Borthwick’s indictment did not go down brilliantly around the clubs but the point he was making was obvious – that he had no control over his players when they were not on England time. Fast forward to the present and there are no such concerns over England’s fitness. Against Ireland, and judging by the way they finished the match, it would now appear to be a strength.

The most obvious change is the arrival of Aled Walters as head of strength and conditioning last summer. At the World Cup he revealed how the disappointing warm-up results were due to the fitness regime he had introduced to ensure the squad would be ready for the competition proper. As England prepare to finish their Six Nations campaign on a high in France this weekend the Welshman has reflected on the improvements that have been made.

“I came in during the summer and I thought their attitude was excellent,” says Walters. “They really applied themselves to get better and maybe what Steve said at the end of the last campaign stung, because no one wants to be criticised for anything, if it’s attitude or fitness or being able to be the best Test player you can be. That’s where I’ve got to give credit to the players for really applying themselves and getting after it all season.

“When you see how well the clubs have been doing in Europe as well, I think there’s been a shift there. Players came in and I thought: ‘These guys are Test match ready.’ The other part is the way they’ve tailored training. We’ve trained at a high enough level to mean that we are going to get better, but the amount of time we’ve spent on recovery – allowing the players to regenerate properly, using the fallow weeks appropriately – means we can perform.”

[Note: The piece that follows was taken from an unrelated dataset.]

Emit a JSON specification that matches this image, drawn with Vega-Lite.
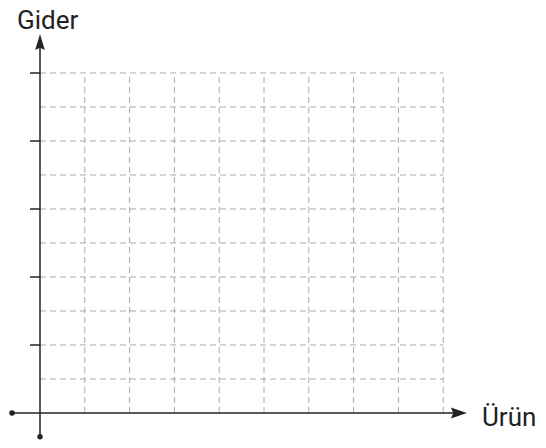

Walters talks of collaboration with the clubs, which is promising given the Rugby Football Union’s hybrid contracts are supposed to give Borthwick and his coaches a greater say in the conditioning of the players than they have currently. Details remain thin on the ground and the fact that clubs say they are in the dark as to what tangible changes will be made is cause for concern, but the remodelling of the Premiership season after the reduction to 10 clubs appears to have helped.

“When you’re coming from a Premiership season and European games, they are tapering into those games to freshen up and get those performances just before those games start,” adds Walters. “But the information that we’ve had from the clubs, the collaboration and the relationships that are developing are, I think, good. That allows the players to come in in a good position.”

Whereas Eddie Jones liked nothing more than to pluck a percentage gain, Walters is more circumspect. But whether it be Immanuel Feyi-Waboso’s speed over the ground on Saturday – “comfortably over 10 metres per second” – or Ollie Chessum’s average score of 5:20 for three minutes on a WattBike, which noses him ahead of his Leicester teammate George Martin, Walters, who helped the Springboks to the 2019 World Cup title, is pleased with what he is seeing.

“I can compare them to figures we saw with South Africa a few years ago and we are in a good place at the moment,” he says. “It was nice to see that kind of energy on Saturday. That’s probably the most pleased I’ve been since I’ve been with England. To see the amount of energy and how we were able to stay in anything. I felt that anything Ireland threw at us, we were able to cope with, or at least to come back from it quickly.”

Ben Earl – England’s man of the match in victories over Wales and Ireland – is certainly reaping the rewards. The 26-year-old has, according to the attack coach Richard Wigglesworth, never lacked self-confidence but the back-row has made it his public aim to establish himself as “world class” and is backing it up with performances on the pitch.

“I went down the rabbit hole in terms of the work I did on that at the club and I did with Aled before the World Cup and during the World Cup,” says Earl. “I feel like I really reaped the rewards in that campaign and continue to do so here.

“We feel like going into the last 10 or 15 minutes of any game, as long as we’re well in it, we’re fit enough and have got a good enough bench to come from behind and win games. It’s certainly a strength of ours.”